Сам город и его обитатели представляются командой затонувшей подлодки. Люди «знают, что не спастись и убивать друг друга бессмысленно. Так вот бродят по кварталам-отсекам. Чего-то ищут, на что-то надеются. Очередное лето дает очередную надежду, пусть слабую, иллюзорную, а очередная зима добивает». «Зима» – типично сенчинское состояние, зарисовка, исполненная в его индивидуальной манере.

Герой бродит кругами по пустому городу, который представляется «застывшим, умершим миром», готовящимся к старению и смерти. В городской газете на передовице «пустая информация», интервью с замом мэра под заголовком «Работаем в штатном режиме», напоминающим название песни Егора Летова «Всё идет по плану»…

Если в этом городе мертвых и происходило что-то достойное внимания и памяти, то только в прошлом. Это славное прошлое сохранилось в преданиях, в экспонатах краеведческого музея да рассказах экскурсовода (недаром Роман после пенял «новым реалистам», что они уходят в историю – там легче спрятаться).
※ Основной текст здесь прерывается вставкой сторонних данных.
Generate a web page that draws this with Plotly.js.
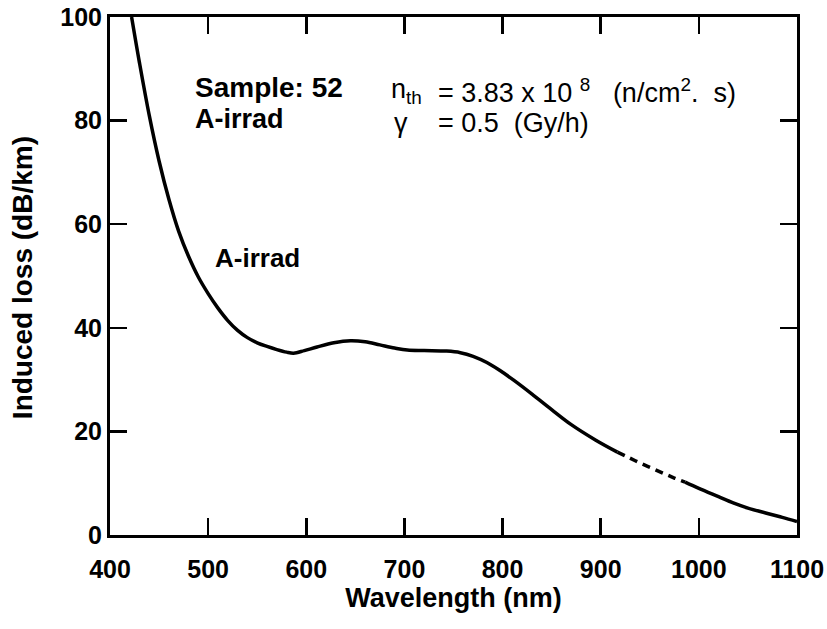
<!DOCTYPE html>
<html>
<head>
<meta charset="utf-8">
<script src="https://cdn.plot.ly/plotly-3.0.1.min.js"></script>
<style>
html,body{margin:0;padding:0;background:#fff;}
#chart{width:827px;height:629px;}
</style>
</head>
<body>
<div id="chart"></div>
<script>
// Solid part of the curve (short wavelengths)
const wlSolidA = [422, 430, 440, 450, 460, 470, 480, 490, 500, 510, 520, 530, 540, 550, 560, 570, 580, 587, 598, 611, 628, 645, 660, 675, 690, 703, 720, 743, 757, 770, 784, 797, 812, 830, 850, 870, 895, 917];
const lossSolidA = [100, 91.2, 81, 72.2, 64.8, 58.6, 53.8, 49.8, 46.6, 43.8, 41.4, 39.5, 38.1, 37.1, 36.4, 35.8, 35.3, 35.1, 35.6, 36.3, 37.1, 37.5, 37.3, 36.7, 36.1, 35.7, 35.6, 35.5, 35.2, 34.5, 33.3, 31.8, 29.8, 27.2, 24.2, 21.3, 18.3, 16.0];
// Dashed (extrapolated) part
const wlDashed = [917, 928, 940, 952, 964, 975, 986];
const lossDashed = [16.0, 15.0, 13.9, 12.9, 11.9, 11.0, 10.2];
// Solid part (long wavelengths)
const wlSolidB = [986, 1000, 1020, 1035, 1050, 1069, 1085, 1100];
const lossSolidB = [10.2, 9.0, 7.4, 6.2, 5.2, 4.2, 3.4, 2.6];

const xTicks = [400, 500, 600, 700, 800, 900, 1000, 1100];
const yTicks = [0, 20, 40, 60, 80, 100];

const FONT = 'Liberation Sans, Arial, Helvetica, sans-serif';
const lineStyle = {color: '#000', width: 3.5, shape: 'spline', smoothing: 1};

const traces = [
  {x: wlSolidA, y: lossSolidA, mode: 'lines', line: lineStyle, hoverinfo: 'skip'},
  {x: wlDashed, y: lossDashed, mode: 'lines', line: Object.assign({}, lineStyle, {dash: '8px,6px'}), hoverinfo: 'skip'},
  {x: wlSolidB, y: lossSolidB, mode: 'lines', line: lineStyle, hoverinfo: 'skip'}
];

function ann(text, x, y, size, bold) {
  return {
    xref: 'paper', yref: 'paper', x: x, y: y, xanchor: 'left', yanchor: 'middle',
    text: bold ? '<b>' + text + '</b>' : text, showarrow: false,
    font: {family: FONT, size: size, color: '#000'}
  };
}

const axisCommon = {
  showline: true, linecolor: '#000', linewidth: 3,
  mirror: 'ticks', ticks: 'inside', ticklen: 17, tickwidth: 2.5, tickcolor: '#000',
  showgrid: false, zeroline: false,
  tickfont: {family: FONT, size: 25, color: '#000', weight: 'bold'}
};

const yTitle = {
  xref: 'paper', yref: 'paper', x: -0.128, y: 0.496, xanchor: 'center', yanchor: 'middle',
  textangle: -90, showarrow: false,
  text: '<b>Induced loss (dB/km)</b>',
  font: {family: FONT, size: 28, color: '#000'}
};

const layout = {
  width: 827, height: 629,
  margin: {l: 110, r: 30, t: 17, b: 94},
  paper_bgcolor: '#fff', plot_bgcolor: '#fff',
  showlegend: false,
  xaxis: Object.assign({}, axisCommon, {
    range: [400, 1100], tickvals: xTicks, ticktext: xTicks.map(String),
    ticklabelstandoff: 10,
    title: {text: '<b>Wavelength (nm)</b>', font: {family: FONT, size: 27, color: '#000'}, standoff: 6}
  }),
  yaxis: Object.assign({}, axisCommon, {
    range: [0, 100], tickvals: yTicks, ticktext: yTicks.map(String)
  }),
  annotations: [
    yTitle,
    ann('Sample: 52', 0.121, 0.863, 28, true),
    ann('A-irrad', 0.121, 0.803, 27, true),
    ann('A-irrad', 0.150, 0.535, 26, true),
    ann('n<sub>th</sub>', 0.406, 0.858, 27, false),
    ann('= 3.83 x 10 <sup>8</sup>   (n/cm<sup>2</sup>.  s)', 0.474, 0.858, 27, false),
    ann('γ', 0.410, 0.795, 27, false),
    ann('= 0.5  (Gy/h)', 0.474, 0.795, 27, false)
  ]
};

Plotly.newPlot('chart', traces, layout, {staticPlot: true, displayModeBar: false});
</script>
</body>
</html>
Самые ценные экспонаты давно уже осели в столичных музеях. Раньше здесь был богатый город, были сражения, бунты, эпидемии. Жизнь уходила отсюда, чтобы вскипеть вновь. Настоящее же задыхается пустотой, от себя оно оставит разве что «обломки, осколки, мелочи». В советские времена рядом с городом были ракетные шахты – элемент «щита Родины», потом их забросили, оружие ржавеет, люди «глотают радиацию». Хотя и это всё, вполне возможно, – обман, с которым люди попросту свыклись. Ни во что доподлинно верить нельзя: тотальная пустота стерла границы реального и мнимого.

В рассказе появляется одноклассница героя Ирина, работающая официанткой в местном заведении, где даже меню отражает своей типичностью скуку и пустоту: салат «Столичный», солянка, котлеты, пельмени, водка. Ирина тоже иногда впадает в мечты, хочет что-то изменить, хотя бы работу, но остаются лишь призраки этих изменений, которые дразнят, намекают на надежду. Но «лучше бы уж полная безнадега, которая подобна кипящему маслу на лицо» – заключает автор. Этой «Ассоль» не дождаться капитана Грея, вместо него в ее заведение нахлынет гопота, а Ирина и ей будет рада…

Или директор краеведческого музея Ольга Борисовна. В девяностые годы она была «известнейшим искусствоведом нашего города» и довольно деятельным, но сейчас, «судя по всему, получила она то, что хотела, и успокоилась. Или устала». Наташа также работает в этом музее. Она «хрупкая, возвышенная девушка», а через некоторое время станет той же Ольгой Борисовной, превратится в карикатуру на себя настоящую – «весны для Наташи не наступит».

Всё идет по плану… Это и есть план жизни, из холодеющих объятий которого не вырваться.

Разговоры у людей здесь тоже не клеятся, говорить между собой не о чем. Любые изменения возможны только через ложь и в фантазиях: герой представил, что мог бы наговорить Ире, будто разбогател, мог признаться в любви, предложить увезти отсюда. Но всё это вслух он не в силах произнести. Воля парализована.

Единственная мысль, которой герой заставляет себя радоваться, – раньше было хуже: ГУЛАГ, война, тотальный дефицит… Это немного успокаивает, помогает хоть как-то свыкнуться с безнадегой.

После бесцельного, пустого городского круга, после всех этих мыслей, с которыми в душу лезет тоска, герой забивается в свою нору-квартиру, запирается в ней, чтобы «влипнуть в кресло. И отлипнуть, когда всё кончится».

Эстетика Сенчина, особенно на раннем этапе, может вызвать отторжение. Она и призвана к этому. К тому, чтобы внушить отвращение к определенной поведенческой модели жизни, превращающей человека в механическую сомнамбулу, в насекомое. Это было и своеобразной авторской терапией: избавиться от себя – чужого, примирившегося с жизнью, прохладного, у которого всё вошло в привычку. В этом его двойничество. Главное слово этого чужого – «напряг». Он всё воспринимает через это понятие. Всё что выбивается из привычного, предсказуемого: «Как ни крути – а напряг».